Son plus grand regret, évidemment, tient à une défaite. Mais pas à la barre. Car Georges Kiejman, dans une autre vie, fut, par trois fois, ministre. « Délégué », nuance-t-il. Ce fils spirituel de Pierre Mendès France, qui n’eut jamais sa carte du PS, fut successivement titulaire, en conduite accompagnée, des portefeuilles de la Justice, de la Communication et, enfin, des Affaires étrangères, au milieu des années 1990. Durant son passage à la Chancellerie, il rêve, à défaut de pouvoir révolutionner l’institution judiciaire, d’un but peut-être plus raisonnable : changer le monde.
« J’avais été frappé par l’aspect contradictoire de l’article 2 de la Charte des Nations unies, se souvient-il. Celui-ci stipule à la fois que rien n’autorise l’ONUà intervenir dans les affaires qui relèvent essentiellement de la compétence nationale d’un État », mais que « ce principe ne porte en rien atteinte à l’application de mesures de coercition ». Or, le désastreux spectacle de pays incapables d’assurer leur propre paix ou « jouant des jeux compliqués à l’égard de forces clandestines » s’offrait au monde. On pense à l’Algérie de l’époque, mais aussi, par exemple, au Darfour d’aujourd’hui. D’où l’idée d’amender le texte ambigu, « obligeant chaque pays à se définir par rapport à un génocide présent ou futur ». Le nouvel article mentionnerait ainsi : « Les mesures de coercition peuvent également être utilisées à l’encontre d’un État qui porte atteinte ou laisse porter atteinte à l’existence d’un peuple vivant sur son territoire. »

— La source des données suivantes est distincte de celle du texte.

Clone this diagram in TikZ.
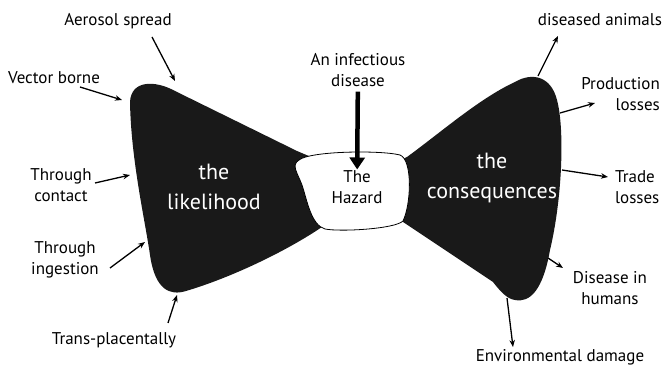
\documentclass[tikz,border=0pt]{standalone}
\usepackage{fontspec}
\setmainfont{PT Sans}
\usetikzlibrary{arrows.meta}

\begin{document}
\begin{tikzpicture}[
    x=1pt, y=-1pt,
    lbl/.style={font=\fontsize{17}{20.5}\selectfont, align=center, inner sep=1pt},
    wingtext/.style={text=white, font=\fontsize{22}{29.5}\selectfont, align=center},
    arr/.style={line width=1.3pt, -{Stealth[length=7pt, width=5.5pt]}},
    bigarr/.style={line width=4.5pt, -{Triangle[length=12pt, width=15pt]}},
    wing/.style={fill=black!90}
]
    \useasboundingbox (0,0) rectangle (662,371);

    % --- Left wing ---
    \fill[wing] (330,165) -- (297,151) -- (175,91)
        .. controls (155,80) and (131,80) .. (130,102)
        .. controls (131,160) and (145,220) .. (150,255)
        .. controls (155,290) and (170,296) .. (186,291)
        .. controls (230,278) and (285,252) .. (322,227)
        -- (340,200) -- cycle;

    % --- Right wing ---
    \fill[wing] (390,165) -- (407,157)
        .. controls (440,133) and (480,98) .. (515,82)
        .. controls (532,72) and (551,76) .. (557,100)
        .. controls (565,130) and (562,200) .. (550,250)
        .. controls (543,290) and (530,303) .. (515,300)
        .. controls (507,299) and (500,291) .. (493,282)
        -- (403,222) -- (380,190) -- cycle;

    % --- Hazard (knot) ---
    \filldraw[fill=white, draw=black, line width=0.8pt] (299,160)
        .. controls (310,151) and (380,150) .. (400,155)
        .. controls (413,160) and (411,205) .. (403,221)
        .. controls (395,229) and (340,232) .. (325,229)
        .. controls (311,225) and (307,200) .. (302,185)
        .. controls (297,172) and (291,165) .. (299,160) -- cycle;

    \node[wingtext] (lik) at (214,187) {the\\likelihood};
    \node[wingtext] (cns) at (492,178) {the\\consequences};
    \node[lbl] (haz) at (357,187) {The\\Hazard};
    \node[lbl] (inf) at (358,70) {An infectious\\disease};

    \draw[bigarr, shorten <=4pt] (inf) -- (haz);

    % --- Routes (left) ---
    \node[lbl] (aer) at (118,21) {Aerosol spread};
    \node[lbl] (vec) at (54,78) {Vector borne};
    \node[lbl] (con) at (61,185) {Through\\contact};
    \node[lbl] (ing) at (65,260) {Through\\ingestion};
    \node[lbl] (tra) at (114,340) {Trans-placentally};

    \coordinate (aerT) at (152,37);  \coordinate (aerH) at (175,81);
    \coordinate (vecT) at (80,87);   \coordinate (vecH) at (122,100);
    \coordinate (conT) at (95,183);  \coordinate (conH) at (130,175);
    \coordinate (ingT) at (110,268); \coordinate (ingH) at (145,242);
    \coordinate (traT) at (168,323); \coordinate (traH) at (177,295);

    \foreach \n in {aer, vec, con, ing, tra}
        \draw[arr] (\n T) -- (\n H);

    % --- Consequences (right) ---
    \node[lbl] (dis) at (600,20) {diseased animals};
    \node[lbl, align=right, anchor=east] (pro) at (661,94) {Production\\losses};
    \node[lbl, align=left, anchor=west] (trd) at (614,187) {Trade\\losses};
    \node[lbl] (hum) at (610,288) {Disease in\\humans};
    \node[lbl] (env) at (560,357) {Environmental damage};

    \coordinate (disT) at (538,76);  \coordinate (disH) at (558,36);
    \coordinate (proT) at (560,113); \coordinate (proH) at (595,103);
    \coordinate (trdT) at (562,170); \coordinate (trdH) at (608,177);
    \coordinate (humT) at (548,258); \coordinate (humH) at (563,268);
    \coordinate (envT) at (507,298); \coordinate (envH) at (513,347);

    \foreach \n in {dis, pro, trd, hum, env}
        \draw[arr] (\n T) -- (\n H);

\end{tikzpicture}
\end{document}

L’avocat s’ouvre de son projet un mercredi. « François Mitterrand m’approuve chaleureusement, ce qui me vaut d’être un peu entouré à la sortie du Conseil des ministres », s’amuse l’intéressé. Le 4 avril 1991, il adresse un courrier détaillé à Hubert Védrine, alors porte-parole de l’Élysée. Il attend encore aujourd’hui les observations de son « cher Hubert ». Roland Dumas, « seul qualifié pour peser les avantages, les inconvénients et les difficultés d’une telle entreprise », reçoit copie de la missive. Il y répond six mois plus tard dans un pli adressé Place Vendôme, alors que Georges Kiejman est devenu depuis ministre délégué à la Communication. L’avocat indéboulonnable du Quai d’Orsay explique à son collègue itinérant du gouvernement, à qui il donne du « cher Georges », que « sur un sujet aussi sensible, il convient avant tout de ne pas précipiter les événements et d’utiliser au mieux les circonstances ». Seize ans plus tard, le dépit du « cher Georges » n’est pas apaisé : « C’est de la langue diplomatique au sens grotesque du terme, peste-t-il dans son cabinet du boulevard Saint-Germain. Les chaussettes m’en sont tombées sur les chevilles. »

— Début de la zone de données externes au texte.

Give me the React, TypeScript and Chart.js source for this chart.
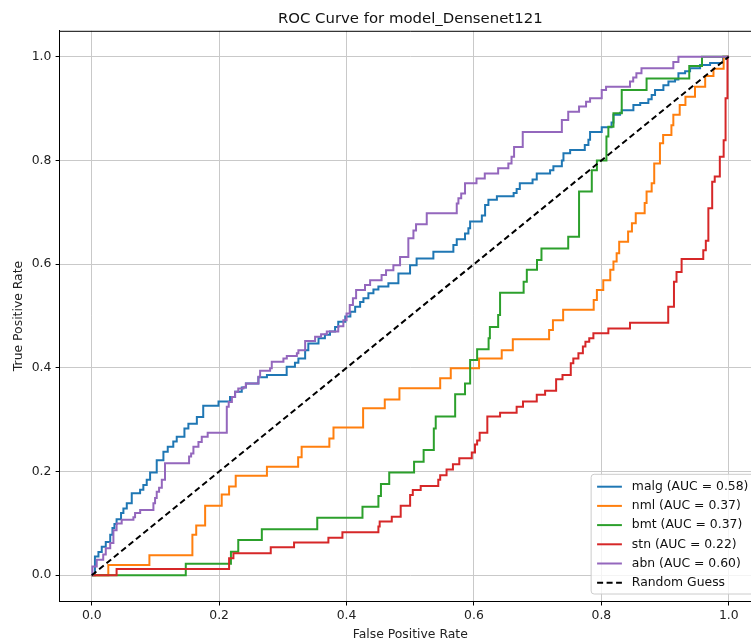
import React, { useEffect, useRef } from "react";
import { Chart, registerables } from "chart.js";

Chart.register(...registerables);

// ---------- data ----------
const seriesNames = ["malg", "nml", "bmt", "stn", "abn"];
const aucValues = [0.58, 0.37, 0.37, 0.22, 0.6];
const seriesColors = ["#1f77b4", "#ff7f0e", "#2ca02c", "#d62728", "#9467bd"];
const tickValues = [0, 0.2, 0.4, 0.6, 0.8, 1.0];

const malgFpr = [0, 0.005, 0.0105, 0.0157, 0.022, 0.029, 0.0325, 0.0356, 0.039, 0.046, 0.0497, 0.055, 0.0628, 0.0759, 0.081, 0.0863, 0.0916, 0.102, 0.1125, 0.1193, 0.128, 0.1334, 0.1455, 0.1517, 0.165, 0.175, 0.199, 0.217, 0.225, 0.2355, 0.242, 0.2616, 0.275, 0.306, 0.319, 0.3244, 0.335, 0.34, 0.356, 0.366, 0.374, 0.382, 0.387, 0.398, 0.406, 0.4135, 0.4213, 0.4265, 0.4343, 0.4422, 0.45, 0.4657, 0.4814, 0.4997, 0.51, 0.5363, 0.5677, 0.573, 0.586, 0.5913, 0.594, 0.6124, 0.6175, 0.6227, 0.636, 0.6623, 0.667, 0.672, 0.692, 0.6986, 0.7195, 0.7247, 0.738, 0.7405, 0.751, 0.774, 0.7797, 0.7823, 0.8006, 0.816, 0.819, 0.8294, 0.832, 0.8503, 0.861, 0.8738, 0.879, 0.8843, 0.8974, 0.9053, 0.9157, 0.921, 0.9315, 0.9393, 0.955, 0.9707, 0.991, 1];
const malgTpr = [0, 0.036, 0.045, 0.055, 0.064, 0.078, 0.091, 0.099, 0.108, 0.12, 0.129, 0.139, 0.158, 0.165, 0.174, 0.184, 0.198, 0.222, 0.238, 0.248, 0.258, 0.267, 0.283, 0.292, 0.305, 0.327, 0.335, 0.344, 0.354, 0.362, 0.37, 0.382, 0.386, 0.402, 0.41, 0.418, 0.434, 0.447, 0.457, 0.464, 0.47, 0.479, 0.489, 0.499, 0.508, 0.518, 0.527, 0.534, 0.544, 0.551, 0.557, 0.563, 0.582, 0.598, 0.611, 0.624, 0.637, 0.648, 0.659, 0.669, 0.682, 0.694, 0.714, 0.724, 0.731, 0.737, 0.745, 0.756, 0.763, 0.775, 0.781, 0.789, 0.8, 0.814, 0.82, 0.83, 0.84, 0.855, 0.864, 0.873, 0.888, 0.892, 0.897, 0.907, 0.911, 0.918, 0.926, 0.936, 0.945, 0.952, 0.956, 0.968, 0.972, 0.978, 0.984, 0.988, 1.0, 1];

const nmlFpr = [0, 0.026, 0.0905, 0.158, 0.164, 0.178, 0.204, 0.2156, 0.226, 0.275, 0.324, 0.3295, 0.373, 0.3795, 0.426, 0.46, 0.483, 0.547, 0.5636, 0.608, 0.6436, 0.661, 0.718, 0.724, 0.74, 0.788, 0.793, 0.803, 0.814, 0.819, 0.824, 0.828, 0.842, 0.848, 0.854, 0.868, 0.871, 0.879, 0.883, 0.892, 0.897, 0.91, 0.913, 0.923, 0.932, 0.947, 0.963, 0.976, 0.992, 1];
const nmlTpr = [0, 0.02, 0.0386, 0.078, 0.096, 0.134, 0.156, 0.171, 0.192, 0.2095, 0.2275, 0.248, 0.264, 0.285, 0.322, 0.339, 0.3605, 0.38, 0.399, 0.418, 0.434, 0.455, 0.473, 0.492, 0.512, 0.531, 0.55, 0.569, 0.589, 0.605, 0.621, 0.643, 0.663, 0.679, 0.698, 0.718, 0.74, 0.756, 0.794, 0.833, 0.849, 0.868, 0.888, 0.907, 0.923, 0.942, 0.963, 0.977, 1.0, 1];

const bmtFpr = [0, 0.1476, 0.2185, 0.23, 0.267, 0.354, 0.425, 0.45, 0.454, 0.467, 0.506, 0.521, 0.537, 0.54, 0.5705, 0.586, 0.594, 0.605, 0.623, 0.625, 0.638, 0.641, 0.678, 0.683, 0.699, 0.706, 0.748, 0.765, 0.785, 0.793, 0.808, 0.811, 0.819, 0.832, 0.871, 0.938, 0.958, 1];
const bmtTpr = [0, 0.022, 0.0456, 0.068, 0.0887, 0.111, 0.132, 0.153, 0.176, 0.198, 0.219, 0.2416, 0.283, 0.306, 0.349, 0.37, 0.415, 0.436, 0.457, 0.479, 0.502, 0.545, 0.566, 0.589, 0.608, 0.63, 0.653, 0.74, 0.781, 0.8, 0.846, 0.865, 0.891, 0.936, 0.958, 0.982, 1.0, 1];

const stnFpr = [0, 0.039, 0.2156, 0.2224, 0.281, 0.3176, 0.3715, 0.3935, 0.45, 0.452, 0.471, 0.485, 0.4998, 0.504, 0.5164, 0.544, 0.547, 0.557, 0.567, 0.577, 0.5966, 0.6016, 0.605, 0.609, 0.621, 0.641, 0.667, 0.677, 0.6986, 0.7117, 0.729, 0.739, 0.752, 0.756, 0.764, 0.771, 0.775, 0.781, 0.7875, 0.811, 0.845, 0.905, 0.914, 0.918, 0.926, 0.96, 0.964, 0.968, 0.974, 0.978, 0.986, 0.992, 0.995, 0.998, 1];
const stnTpr = [0, 0.0122, 0.0328, 0.0424, 0.054, 0.063, 0.0726, 0.083, 0.094, 0.1035, 0.113, 0.134, 0.155, 0.1645, 0.172, 0.184, 0.193, 0.204, 0.214, 0.2256, 0.237, 0.252, 0.26, 0.275, 0.306, 0.3136, 0.325, 0.335, 0.348, 0.356, 0.378, 0.386, 0.409, 0.418, 0.428, 0.441, 0.4505, 0.457, 0.4666, 0.476, 0.487, 0.518, 0.566, 0.585, 0.61, 0.627, 0.645, 0.7076, 0.759, 0.769, 0.807, 0.839, 0.92, 1.0, 1];

const abnFpr = [0, 0.001, 0.0078, 0.018, 0.022, 0.029, 0.034, 0.039, 0.047, 0.0654, 0.068, 0.076, 0.0968, 0.0994, 0.102, 0.1057, 0.11, 0.115, 0.1528, 0.156, 0.1596, 0.1675, 0.1727, 0.182, 0.212, 0.215, 0.22, 0.225, 0.23, 0.238, 0.242, 0.2616, 0.2643, 0.28, 0.2826, 0.3009, 0.3062, 0.322, 0.3244, 0.335, 0.3506, 0.36, 0.369, 0.387, 0.395, 0.4, 0.405, 0.41, 0.415, 0.429, 0.437, 0.455, 0.462, 0.4735, 0.484, 0.497, 0.505, 0.5091, 0.5259, 0.573, 0.5756, 0.58, 0.586, 0.604, 0.617, 0.638, 0.654, 0.659, 0.663, 0.6766, 0.738, 0.748, 0.765, 0.776, 0.7823, 0.8006, 0.8074, 0.845, 0.85, 0.855, 0.863, 0.913, 0.921, 1];
const abnTpr = [0, 0.0167, 0.03, 0.04, 0.052, 0.062, 0.087, 0.1, 0.107, 0.112, 0.12, 0.126, 0.139, 0.149, 0.161, 0.169, 0.184, 0.216, 0.229, 0.235, 0.248, 0.257, 0.267, 0.275, 0.325, 0.334, 0.344, 0.354, 0.36, 0.3625, 0.37, 0.383, 0.3946, 0.399, 0.412, 0.418, 0.423, 0.428, 0.434, 0.452, 0.46, 0.465, 0.47, 0.48, 0.492, 0.505, 0.521, 0.534, 0.55, 0.56, 0.569, 0.579, 0.588, 0.598, 0.614, 0.65, 0.665, 0.677, 0.698, 0.717, 0.727, 0.736, 0.756, 0.765, 0.775, 0.785, 0.794, 0.807, 0.826, 0.855, 0.878, 0.894, 0.904, 0.913, 0.92, 0.936, 0.942, 0.952, 0.96, 0.968, 0.978, 0.99, 1.0, 1];

const guessFpr = [0, 1];
const guessTpr = [0, 1];

const seriesFpr = [malgFpr, nmlFpr, bmtFpr, stnFpr, abnFpr];
const seriesTpr = [malgTpr, nmlTpr, bmtTpr, stnTpr, abnTpr];

// ---------- styling ----------
const FONT = "'DejaVu Sans', 'Liberation Sans', sans-serif";
const CANVAS_W = 780;
const CANVAS_H = 644;
const LINE_W = 2;

const toPoints = (xs: number[], ys: number[]) => xs.map((x, i) => ({ x, y: ys[i] }));

const framePlugin = {
  id: "frame",
  afterDraw(chart: any) {
    const { ctx, chartArea } = chart;
    ctx.save();
    ctx.strokeStyle = "#000";
    ctx.lineWidth = 1;
    ctx.beginPath();
    ctx.moveTo(chartArea.left, chartArea.top + 0.5);
    ctx.lineTo(chartArea.right, chartArea.top + 0.5);
    ctx.moveTo(chartArea.right - 0.5, chartArea.top);
    ctx.lineTo(chartArea.right - 0.5, chartArea.bottom);
    ctx.stroke();
    ctx.fillStyle = "#111";
    ctx.font = `14.9px ${FONT}`;
    ctx.textAlign = "center";
    ctx.textBaseline = "alphabetic";
    ctx.fillText("ROC Curve for model_Densenet121", (chartArea.left + chartArea.right) / 2, chartArea.top - 7.6);
    ctx.restore();
  },
};

const legendPlugin = {
  id: "boxLegend",
  afterDraw(chart: any) {
    const { ctx, chartArea } = chart;
    const fs = 12.4;
    const labels = seriesNames.map((n, i) => `${n} (AUC = ${aucValues[i].toFixed(2)})`);
    labels.push("Random Guess");
    const colors = [...seriesColors, "#000"];
    ctx.save();
    ctx.font = `${fs}px ${FONT}`;
    const textW = Math.max(...labels.map((l) => ctx.measureText(l).width));
    const rowH = 19.2;
    const pad = fs * 0.4;
    const handleLen = fs * 2;
    const gap = fs * 0.8;
    const boxW = pad * 2 + handleLen + gap + textW + 2;
    const right = chartArea.right - fs * 0.5;
    const bottom = chartArea.bottom - 7.2;
    const lastRow = bottom - 11.3;
    const firstRow = lastRow - rowH * (labels.length - 1);
    const top = firstRow - 12.4;
    const left = right - boxW;
    const r = 3;
    ctx.beginPath();
    ctx.moveTo(left + r, top);
    ctx.lineTo(right - r, top);
    ctx.quadraticCurveTo(right, top, right, top + r);
    ctx.lineTo(right, bottom - r);
    ctx.quadraticCurveTo(right, bottom, right - r, bottom);
    ctx.lineTo(left + r, bottom);
    ctx.quadraticCurveTo(left, bottom, left, bottom - r);
    ctx.lineTo(left, top + r);
    ctx.quadraticCurveTo(left, top, left + r, top);
    ctx.closePath();
    ctx.fillStyle = "rgba(255,255,255,0.8)";
    ctx.fill();
    ctx.strokeStyle = "#cccccc";
    ctx.lineWidth = 1;
    ctx.stroke();
    labels.forEach((label, i) => {
      const cy = firstRow + rowH * i;
      const hx = left + pad + 1;
      ctx.beginPath();
      ctx.strokeStyle = colors[i];
      ctx.lineWidth = LINE_W;
      ctx.setLineDash(i === labels.length - 1 ? [6, 3.5] : []);
      ctx.moveTo(hx, cy);
      ctx.lineTo(hx + handleLen, cy);
      ctx.stroke();
      ctx.setLineDash([]);
      ctx.fillStyle = "#111";
      ctx.textAlign = "left";
      ctx.textBaseline = "middle";
      ctx.fillText(label, hx + handleLen + gap, cy);
    });
    ctx.restore();
  },
};

export default function App() {
  const canvasRef = useRef<HTMLCanvasElement | null>(null);

  useEffect(() => {
    if (!canvasRef.current) return;
    const datasets: any[] = seriesNames.map((name, i) => ({
      label: `${name} (AUC = ${aucValues[i].toFixed(2)})`,
      data: toPoints(seriesFpr[i], seriesTpr[i]),
      borderColor: seriesColors[i],
      backgroundColor: seriesColors[i],
      borderWidth: LINE_W,
      pointRadius: 0,
      stepped: "before",
      fill: false,
      order: 10 - i,
    }));
    datasets.push({
      label: "Random Guess",
      data: toPoints(guessFpr, guessTpr),
      borderColor: "#000",
      borderWidth: LINE_W,
      borderDash: [6, 3.5],
      pointRadius: 0,
      fill: false,
      order: 0,
    });

    const tickFont = { family: FONT, size: 12.4 };
    const chart = new Chart(canvasRef.current, {
      type: "line",
      data: { datasets },
      options: {
        responsive: true,
        maintainAspectRatio: false,
        animation: false,
        devicePixelRatio: 1,
        layout: { padding: { left: 0, top: 30.8, right: CANVAS_W - 760.6, bottom: 0 } },
        plugins: {
          legend: { display: false },
          tooltip: { enabled: false },
          title: { display: false },
        },
        scales: {
          x: {
            type: "linear",
            min: -0.05,
            max: 1.05,
            afterBuildTicks: (s: any) => {
              s.ticks = tickValues.map((v) => ({ value: v }));
            },
            afterFit: (s: any) => {
              s.height = CANVAS_H - 601.2;
            },
            grid: { color: "#c9c9c9", lineWidth: 1, tickColor: "#000", tickLength: 4.3, drawTicks: true },
            border: { color: "#000", width: 1 },
            ticks: {
              color: "#222",
              font: tickFont,
              padding: 3,
              maxRotation: 0,
              autoSkip: false,
              callback: (v: any) => Number(v).toFixed(1),
            },
            title: {
              display: true,
              text: "False Positive Rate",
              color: "#222",
              font: tickFont,
              padding: { top: 0, bottom: 1.5 },
            },
          },
          y: {
            type: "linear",
            min: -0.05,
            max: 1.05,
            afterBuildTicks: (s: any) => {
              s.ticks = tickValues.map((v) => ({ value: v }));
            },
            afterFit: (s: any) => {
              s.width = 59.9;
            },
            grid: { color: "#c9c9c9", lineWidth: 1, tickColor: "#000", tickLength: 4.3, drawTicks: true },
            border: { color: "#000", width: 1 },
            ticks: {
              color: "#222",
              font: tickFont,
              padding: 4.2,
              autoSkip: false,
              callback: (v: any) => Number(v).toFixed(1),
            },
            title: {
              display: true,
              text: "True Positive Rate",
              color: "#222",
              font: tickFont,
              padding: { top: 11, bottom: 0 },
            },
          },
        },
      } as any,
      plugins: [framePlugin, legendPlugin],
    });
    return () => chart.destroy();
  }, []);

  return (
    <div style={{ position: "fixed", left: 0, top: 0, width: 751, height: 644, overflow: "hidden", background: "#fff" }}>
      <div style={{ position: "relative", width: CANVAS_W, height: CANVAS_H }}>
        <canvas ref={canvasRef} />
      </div>
    </div>
  );
}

Ironie du sort : le 2 avril 1992, l’avocat reprend son balluchon et s’installe au Quai d’Orsay, auprès de son « cher Roland ». À nouveau, il tente de le convaincre que le droit d’ingérence mérite bien de faire claquer quelques portes à l’ONU. Peine perdue. « Je m’en veux de ne pas avoir fait davantage le siège de Mitterrand, comme la plupart de mes collègues », déplore-t-il. Et pourquoi ne pas avoir cherché l’appui de Bernard Kouchner, en charge de l’Action humanitaire et vibrant théoricien de l’ingérence internationale ? « Les ministres, hélas, travaillent dans leur coin. Dès que l’on veut aider un collègue, il se demande ce qu’on veut lui enlever. C’est très décevant pour nous, qui venons de la société civile. »

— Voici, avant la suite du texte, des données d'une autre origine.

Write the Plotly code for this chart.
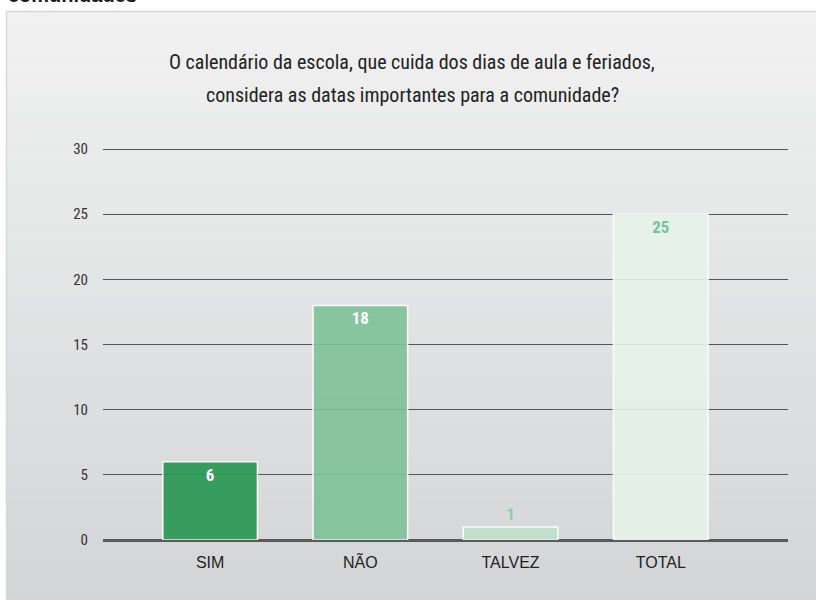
import plotly.graph_objects as go

categories = ["SIM", "NÃO", "TALVEZ", "TOTAL"]
values = [6, 18, 1, 25]
y_ticks = [0, 5, 10, 15, 20, 25, 30]
title_lines = ["O calendário da escola, que cuida dos dias de aula e feriados,",
               "considera as datas importantes para a comunidade?"]
header_text = "comunidades"

bar_colors = ["#269752", "#7ec298", "#bfe0ca", "#e6f3ea"]
text_colors = ["#ffffff", "#ffffff", "#8ccfa5", "#78c496"]
text_positions = ["inside", "inside", "outside", "inside"]

COND = "Roboto Condensed, DejaVu Sans Condensed, Roboto"

W, H = 816, 600
L, R, T, B = 103, 28, 147, 60
pw, ph = W - L - R, H - T - B
y_top_val = 30 * ph / 391.0

def px_x(x):
    return (x - L) / pw

def px_y(y):
    return (H - B - y) / ph

fig = go.Figure()
fig.add_trace(go.Bar(
    x=categories, y=values,
    marker=dict(color=bar_colors, opacity=0.9, line=dict(color="#ffffff", width=1.5)),
    text=[str(v) for v in values],
    textposition=text_positions,
    insidetextanchor="end",
    textangle=0,
    constraintext="none",
    textfont=dict(family=COND, size=17, color=text_colors, weight="bold"),
    cliponaxis=False,
    hoverinfo="skip",
))

shapes = []
top_c = (240, 241, 240)
bot_c = (212, 213, 215)
y_top, y_bot = 11, 600
n = 60
for i in range(n):
    f = i / (n - 1)
    c = tuple(round(top_c[k] + (bot_c[k] - top_c[k]) * f) for k in range(3))
    ya = y_top + (y_bot - y_top) * i / n
    yb = y_top + (y_bot - y_top) * (i + 1) / n + 0.6
    shapes.append(dict(type="rect", xref="paper", yref="paper", layer="below",
                       x0=px_x(6), x1=px_x(816), y0=px_y(yb), y1=px_y(ya),
                       fillcolor="rgb(%d,%d,%d)" % c, line=dict(width=0)))
shapes.append(dict(type="rect", xref="paper", yref="paper", layer="below",
                   x0=px_x(6.5), x1=px_x(817), y0=px_y(605), y1=px_y(11.5),
                   fillcolor="rgba(0,0,0,0)", line=dict(color="#d8d8d8", width=1.5)))

annotations = [
    dict(text=title_lines[0], xref="paper", yref="paper", x=px_x(412), y=px_y(62),
         xanchor="center", yanchor="middle", showarrow=False,
         font=dict(family=COND, size=20, color="#222222")),
    dict(text=title_lines[1], xref="paper", yref="paper", x=px_x(412), y=px_y(95),
         xanchor="center", yanchor="middle", showarrow=False,
         font=dict(family=COND, size=20, color="#222222")),
    dict(text="<b>" + header_text + "</b>", xref="paper", yref="paper", x=px_x(6), y=px_y(8),
         xanchor="left", yanchor="bottom", showarrow=False,
         font=dict(family="Liberation Sans", size=20, color="#1a1a1a")),
]

fig.update_layout(
    width=W, height=H,
    margin=dict(l=L, r=R, t=T, b=B, autoexpand=False),
    paper_bgcolor="#ffffff",
    plot_bgcolor="rgba(0,0,0,0)",
    showlegend=False,
    bargap=0.37,
    shapes=shapes,
    annotations=annotations,
    xaxis=dict(range=[-0.713, 3.847], showgrid=False, showline=False, zeroline=False,
               ticks="", ticklabelstandoff=11, fixedrange=True,
               tickfont=dict(family="Liberation Sans", size=16, color="#222222")),
    yaxis=dict(range=[0, y_top_val], tickvals=y_ticks, showgrid=True, gridcolor="#555555",
               gridwidth=1, zeroline=True, zerolinecolor="#5a5a5a", zerolinewidth=3,
               showline=False, ticks="", ticklabelstandoff=14, fixedrange=True,
               tickfont=dict(family=COND, size=15, color="#333333")),
)

fig.write_html("out.html", config={"displayModeBar": False},
               post_script="document.body.style.margin='0';")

Et voilà : entouré de « chers amis », mais privé du soutien d’un parti, peu rompu, à l’en croire, aux ruses des « visiteurs du soir » qui assiégeaient l’Élysée, Kiejman n’aura pas imprimé sa marque à la Charte des Nations unies. Il a repris la robe et continue de faire vibrer les prétoires. Il s’est découvert une nouvelle vocation et raconte magnifiquement, sur DVD, « Les grands procès de l’Histoire » *. Son plus grand regret, finalement, c’est « de vieillir, car il faudrait avoir tout le temps le coeur battant… Même si c’est un peu impudique à partir d’un certain âge ».
* « Les grands procès de l’Histoire » (Caillaux, Kravchenko, Pétain), deux DVD, Édition des femmes.